Arun Shivkar, an activist with Dharamtar Khaadi Bachao Kruti Samiti and Akhagaon Zameen Bachao Sangharsh Samiti lives in Deoli and works with those affected by development projects at Dharamtar creek and port (NW-10), Amba river in Maharashtra. He shares the plight of the fishers and farmers who live on the banks of river Amba along the 48-km stretch that is used for cargo movement. “Fish catch has reduced to less than half. Due to dredging, during rain and low tide, bunds break and water from the sea comes in. Ingress of saline water has destroyed thousands of acres of agricultural land in the nearby villages.” He estimates that about 3500 fishers and 20,000 farmers are affected by the movement of barges and incessant dredging for maintenance of the waterway.
Weak regulation to govern coal transport
There is a fear among environmentalists that the scope of these projects may expand over time. For instance, the proposed ropeway between Sewri and Elephanta caves was envisaged as a tourist or passenger ropeway, but soon after, the Mumbai Port Trust started exploring the possibility of movement of cargo on it.
“With this change in the legislation, waterways will be fast-tracked, that too without proper appraisal and scrutiny. There is a significant ramification of this change. Many proposed inland waterways projects have coal as the major commodity to be moved through this channel. To make coal transport economically viable, barges will probably not return empty. They will take coal and come back with fly ash and recent incidents of fly ash spillage in the Hooghly river tell us how loosely this sector is regulated. We may only see a rise in such unfortunate incidents”, suspects Verma of Manthan Adhyan Kendra.
Already in 2018-19 in Maharashtra almost 40% cargo moved through water ways was of coal, Verma shared. When asked about the safeguards, she lamented, Inland Vessels (Prevention and Control of Pollution and Protection of Inland Water) Rules, 2016 don’t even list coal and fly ash as designated pollutants. But does that mean they don’t deserve any attention while being handled?”
Environmental impacts an afterthought
While impacts of coal transport through road and rail, primarily for their air pollution effect, get discussed, the impact of coal transport through river channels is hardly a part of the public discourse. “While only airborne pollution from coal transport gets the public attention, coal dust has impacts on water ecology too. Coal dust is physically abrasive. It negatively influences gill development in fish and in turn, affects inland fishing as a livelihood option, but this impact is not recognised”, rues Verma.
Environmental regulation of transportation of coal through road and railways, came as an afterthought- as state-level guidelines, and it still hasn’t transpired across states. Gujarat was the first state that in 2010 laid down the coal handling guidelines including pollution control measures during transportation, storage and handling of coal. For railways, while a national policy to regulate coal transport is missing, Odisha is the first state to have formulated guidelines for railway sidings to abate pollution while handling minerals, in 2010.

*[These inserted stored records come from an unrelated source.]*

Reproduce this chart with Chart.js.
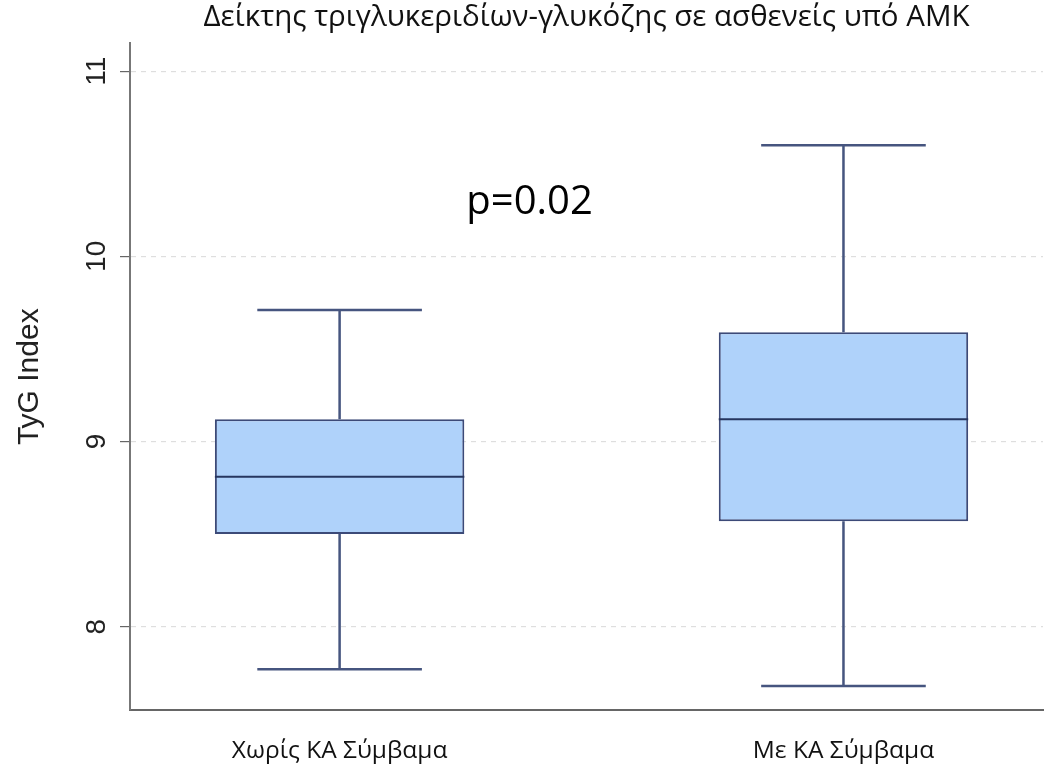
<!DOCTYPE html>
<html>
<head>
<meta charset="utf-8">
<script src="https://cdn.jsdelivr.net/npm/chart.js@4.4.0/dist/chart.umd.min.js"></script>
<style>
  html, body { margin: 0; padding: 0; background: #fff; }
  #wrap { width: 1045px; height: 767px; }
</style>
</head>
<body>
<div id="wrap"><canvas id="boxChart"></canvas></div>
<script>
// values
const groups = ['Χωρίς ΚΑ Σύμβαμα', 'Με ΚΑ Σύμβαμα'];
const groupPos = [1, 2];
const whiskerLow = [7.77, 7.68];
const q1 = [8.50, 8.57];
const median = [8.81, 9.12];
const q3 = [9.12, 9.59];
const whiskerHigh = [9.71, 10.60];
const yTicks = [8, 9, 10, 11];
const pText = 'p=0.02';
const pAt = [1.377, 10.226];

const lineColor = '#46557f';
const medianColor = '#26365f';

// whiskers, caps, median and the p-value, placed through the chart scales
const boxExtras = {
    id: 'boxExtras',
    afterDatasetsDraw(chart) {
        const ctx = chart.ctx;
        const xs = chart.scales.x;
        const ys = chart.scales.y;
        const bars = chart.getDatasetMeta(0).data;
        ctx.save();
        groupPos.forEach(function (pos, i) {
            const cx = xs.getPixelForValue(pos);
            const w = bars[i].width;
            const cap = w * 0.33;
            ctx.strokeStyle = lineColor;
            ctx.lineWidth = 2.5;
            ctx.beginPath();
            ctx.moveTo(cx, ys.getPixelForValue(q3[i]));
            ctx.lineTo(cx, ys.getPixelForValue(whiskerHigh[i]));
            ctx.moveTo(cx, ys.getPixelForValue(q1[i]));
            ctx.lineTo(cx, ys.getPixelForValue(whiskerLow[i]));
            ctx.moveTo(cx - cap, ys.getPixelForValue(whiskerHigh[i]));
            ctx.lineTo(cx + cap, ys.getPixelForValue(whiskerHigh[i]));
            ctx.moveTo(cx - cap, ys.getPixelForValue(whiskerLow[i]));
            ctx.lineTo(cx + cap, ys.getPixelForValue(whiskerLow[i]));
            ctx.stroke();
            ctx.strokeStyle = medianColor;
            ctx.lineWidth = 2;
            ctx.beginPath();
            ctx.moveTo(cx - w / 2, ys.getPixelForValue(median[i]));
            ctx.lineTo(cx + w / 2, ys.getPixelForValue(median[i]));
            ctx.stroke();
        });
        ctx.fillStyle = '#000';
        ctx.font = '40px "Open Sans"';
        ctx.textAlign = 'center';
        ctx.textBaseline = 'alphabetic';
        ctx.fillText(pText, xs.getPixelForValue(pAt[0]), ys.getPixelForValue(pAt[1]));
        ctx.restore();
    }
};

new Chart(document.getElementById('boxChart'), {
    type: 'bar',
    data: {
        datasets: [{
            data: groupPos.map(function (x, i) { return { x: x, y: [q1[i], q3[i]] }; }),
            backgroundColor: '#afd2fa',
            borderColor: '#3c4a78',
            borderWidth: 2,
            borderSkipped: false,
            barPercentage: 0.495,
            categoryPercentage: 1
        }]
    },
    options: {
        responsive: true,
        maintainAspectRatio: false,
        animation: false,
        events: [],
        layout: { padding: { top: 0, right: 2, left: 0, bottom: 0 } },
        plugins: {
            legend: { display: false },
            tooltip: { enabled: false },
            title: {
                display: true,
                fullSize: false,
                text: 'Δείκτης τριγλυκεριδίων-γλυκόζης σε ασθενείς υπό ΑΜΚ',
                color: '#111',
                font: { family: '"Open Sans"', size: 29.5, weight: 'normal' },
                padding: { top: 0, bottom: 8 }
            }
        },
        scales: {
            x: {
                type: 'linear',
                offset: false,
                min: 0.584,
                max: 2.396,
                afterBuildTicks: function (axis) {
                    axis.ticks = groupPos.map(function (v) { return { value: v }; });
                },
                afterFit: function (axis) { axis.height = 57; },
                ticks: {
                    callback: function (v) { return groups[groupPos.indexOf(v)]; },
                    color: '#111',
                    font: { family: '"Open Sans"', size: 24.5 },
                    padding: 18,
                    maxRotation: 0
                },
                grid: { display: false },
                border: { display: true, color: '#666', width: 2 }
            },
            y: {
                min: 7.55,
                max: 11.15,
                afterBuildTicks: function (axis) {
                    axis.ticks = yTicks.map(function (v) { return { value: v }; });
                },
                afterFit: function (axis) { axis.width = 130; },
                ticks: {
                    color: '#222',
                    font: { family: '"Liberation Sans"', size: 28 },
                    minRotation: 90,
                    maxRotation: 90,
                    crossAlign: 'center',
                    padding: 7
                },
                grid: { color: '#dedede', tickColor: '#666', tickLength: 10, lineWidth: 1.2 },
                border: { display: true, color: '#777', width: 2, dash: [5, 5] },
                title: {
                    display: true,
                    text: 'TyG Index',
                    color: '#222',
                    font: { family: '"Liberation Sans"', size: 30 },
                    padding: { top: 12, bottom: 0 }
                }
            }
        }
    },
    plugins: [boxExtras]
});
</script>
</body>
</html>
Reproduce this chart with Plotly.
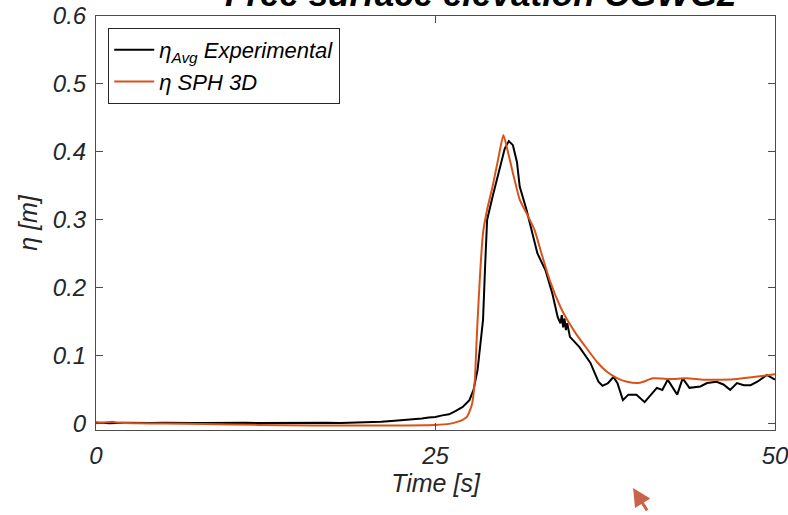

In 2015, following public complaints of air pollution by those living near sidings, the Central Pollution Control Board conducted a study that suggested guidelines be issued for pollution management near sidings. An October 2019 order of the National Green Tribunal asked the railway board to adopt pollution control measures in railway sidings. Both these suggestions are yet to be implemented. Overall, the fact remains that the EIA process paid little attention to the impacts of coal transport and this has had consequences for those living near such rail and road routes.
Keeping those living close to potential water and aerial routes of coal movement outside the scope of project decision-making, giving only a fleeting glance to potential impacts and rushing through appraisals seem like a repeat of past mistakes.